Add a test for many timestamp query sets
This test is because Metal has a limit of 32 timestamp query sets. Implementations are supposed to workaround this limit by allocating larger metal sets and having WebGPU set be subsets in those larger sets.
This is especially important as the limit is 32 per process so a few pages making a few queries would easily hit the limit and prevent pages from running.
In issue 5261 65k queries was mentioned so this test creates 65536 (not sure if that's the same 65k Kai was referring to)
I think that maybe the issue should be reopened and the spec should state the minimum or it should defer it to the CTS. Except for a few explicit OOM tests, we don't allow implementations to return out-of-memory for all buffers and textures and claim to pass the CTS and I think we should do the same here and require implementations to pass this test too. Is 65536 good for this?
Requirements for PR author:
- [X] All missing test coverage is tracked with "TODO" or
.unimplemented(). - [X] New helpers are
/** documented */and new helper files are found inhelper_index.txt. - [X] Test behaves as expected in a WebGPU implementation. (If not passing, explain above.)
- [X] Test have be tested with compatibility mode validation enabled and behave as expected. (If not passing, explain above.)
Requirements for reviewer sign-off:
- [ ] Tests are properly located in the test tree.
- [ ] Test descriptions allow a reader to "read only the test plans and evaluate coverage completeness", and accurately reflect the test code.
- [ ] Tests provide complete coverage (including validation control cases). Missing coverage MUST be covered by TODOs.
- [ ] Helpers and types promote readability and maintainability.
When landing this PR, be sure to make any necessary issue status updates.
In issue 5261 65k queries was mentioned so this test creates 65536 (not sure if that's the same 65k Kai was referring to)
That was based on Mike's comment:
With a global limit of 32 sample buffers, 65,536 timestamp queries should be able to be in flight before we run into this limitation.

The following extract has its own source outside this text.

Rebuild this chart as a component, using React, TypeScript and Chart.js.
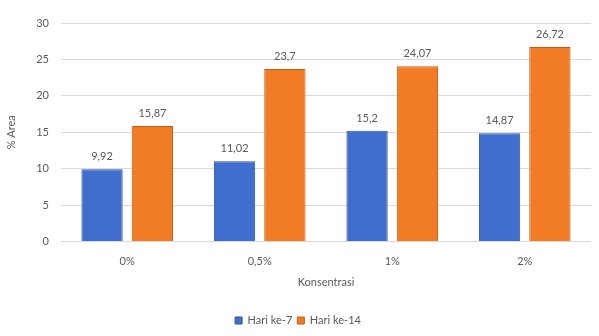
import React, { useEffect, useRef } from "react";
import { Chart, registerables } from "chart.js";

Chart.register(...registerables);

const categories = ["0%", "0,5%", "1%", "2%"];
const hari7 = [9.92, 11.02, 15.2, 14.87];
const hari14 = [15.87, 23.7, 24.07, 26.72];
const labels7 = ["9,92", "11,02", "15,2", "14,87"];
const labels14 = ["15,87", "23,7", "24,07", "26,72"];
const yTicks = [0, 5, 10, 15, 20, 25, 30];

const FONT = "Lato, 'Open Sans', sans-serif";
const TXT = "#595959";

const valueLabels = {
  id: "valueLabels",
  afterDatasetsDraw(chart: any) {
    const ctx = chart.ctx;
    ctx.save();
    ctx.font = `11px ${FONT}`;
    ctx.fillStyle = TXT;
    ctx.textAlign = "center";
    ctx.textBaseline = "bottom";
    const lbls = [labels7, labels14];
    chart.data.datasets.forEach((ds: any, di: number) => {
      const meta = chart.getDatasetMeta(di);
      meta.data.forEach((bar: any, i: number) => {
        ctx.fillText(lbls[di][i], bar.x, bar.y - 7);
      });
    });
    ctx.restore();
  },
};

export default function App() {
  const ref = useRef<HTMLCanvasElement>(null);
  useEffect(() => {
    const canvas = ref.current!;
    const chart = new Chart(canvas, {
      type: "bar",
      data: {
        labels: categories,
        datasets: [
          {
            label: "Hari ke-7",
            data: hari7,
            backgroundColor: "#3F6ECF",
            borderColor: "#2F5597",
            borderWidth: 1,
            categoryPercentage: 0.76,
            barPercentage: 0.82,
          },
          {
            label: "Hari ke-14",
            data: hari14,
            backgroundColor: "#F27C26",
            borderColor: "#C55A11",
            borderWidth: 1,
            categoryPercentage: 0.76,
            barPercentage: 0.82,
          },
        ],
      },
      options: {
        responsive: false,
        animation: false,
        layout: { padding: { left: 5, right: 8, top: 23, bottom: 0 } },
        plugins: {
          legend: {
            position: "bottom",
            labels: {
              boxWidth: 7,
              boxHeight: 7,
              padding: 5,
              color: TXT,
              font: { family: FONT, size: 11 },
              generateLabels: (c: any) =>
                c.data.datasets.map((ds: any, i: number) => ({
                  text: ds.label,
                  fillStyle: ds.backgroundColor,
                  strokeStyle: ds.borderColor,
                  lineWidth: 1,
                  fontColor: TXT,
                  datasetIndex: i,
                  hidden: false,
                })),
            },
          },
          tooltip: { enabled: false },
        },
        scales: {
          x: {
            grid: { display: false },
            border: { display: false },
            ticks: { color: TXT, font: { family: FONT, size: 11 }, padding: 5 },
            title: {
              display: true,
              text: "Konsentrasi",
              color: TXT,
              font: { family: FONT, size: 11 },
              padding: { top: 3, bottom: 21 },
            },
          },
          y: {
            min: 0,
            max: 30,
            afterBuildTicks: (axis: any) => {
              axis.ticks = yTicks.map((v) => ({ value: v }));
            },
            grid: { color: "#D9D9D9", lineWidth: 1, drawTicks: false },
            border: { display: false },
            ticks: { color: TXT, font: { family: FONT, size: 11 }, padding: 12 },
            title: {
              display: true,
              text: "% Area",
              color: TXT,
              font: { family: FONT, size: 11 },
              padding: { top: 0, bottom: 6 },
            },
          },
        },
      },
      plugins: [valueLabels],
    });
    return () => chart.destroy();
  }, []);
  return (
    <div style={{ position: "fixed", left: 0, top: 0, width: 599, height: 336, background: "#fff" }}>
      <canvas ref={ref} width={599} height={336} />
    </div>
  );
}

It may be good to (also) test more, but knowing that some implementations may choose not to deal with that because it's probably vanishingly unlikely to happen in practice.
It may be good to (also) test more, but knowing that some implementations may choose not to deal with that because it's probably vanishingly unlikely to happen in practice.
I'm unsure whether it's possible to deal with that in a single command buffer (like this test). Maybe the implementation could split the command buffer.
If across multiple command buffers it would be a test of the implementation's ability to clean up and reuse past slots, I think.
Is an implementation is required to split command buffers?
It seems like it should allocate 32k MTLCounterSampleBuffers (the max size). When the user asks for say count: N GPUQuerySet, type: 'timestamp it uses N slots of some 32k MTLCounterSampleBuffer. So max N is 4k slots. Since you can only use one GPUQuerySet per pass maybe the test should stop at 4k per pass.
I'm less concerned about an app using 4k slots and more concerned of the case of a few pages each using just a few slots each since if you don't virtualize the slots then you run out of MTLCounterSampleBuffers since you can only have 32 of them.
Is an implementation is required to split command buffers?
Implementation is not required to split command buffers, on Apple Silicon Macs and iOS devices WebKit never splits command buffers.
I'm not sure if splitting command buffers will resolve it as we don't know when or how often a site will call resolveQuerySet. Though perhaps if you run out of 65k counter sample buffers when a UA could implicitly resolve the counter sample buffer.
Of course if the same sample buffer was used in a later pass, then its contents would need to be repopulated. But the MTLCounterSampleBuffer doesn't allow for writing, only reading. So during resolveQuerySet, the UA would need to track which slots were written to and restore previously evicted values.
Certainly seems possible but even more effort for a scenario which is unlikely to occur in practice.
I wonder if we can have a test that uses more than 65536 timestamp queries in a single command buffer and just tests that it doesn't crash or lose the device? Timestamp queries are kind of best-effort anyway so I'm sure it's fine if they get bad results in this corner case. Maybe implementations could start skipping if there are too many timestamp queries (or something like, all timestamp queries past the 65535th get aliased to the same slot)
I've been assuming that a single GPUQuerySet would be implemented as some contiguous subset of a single MTLSampleCounterBuffer. With that implementation, the max count you can ask for in a single GPUQuerySet for timestamp queries is 4k slots.
With that implementation there are no splitting issues or resolve issues AFAICT.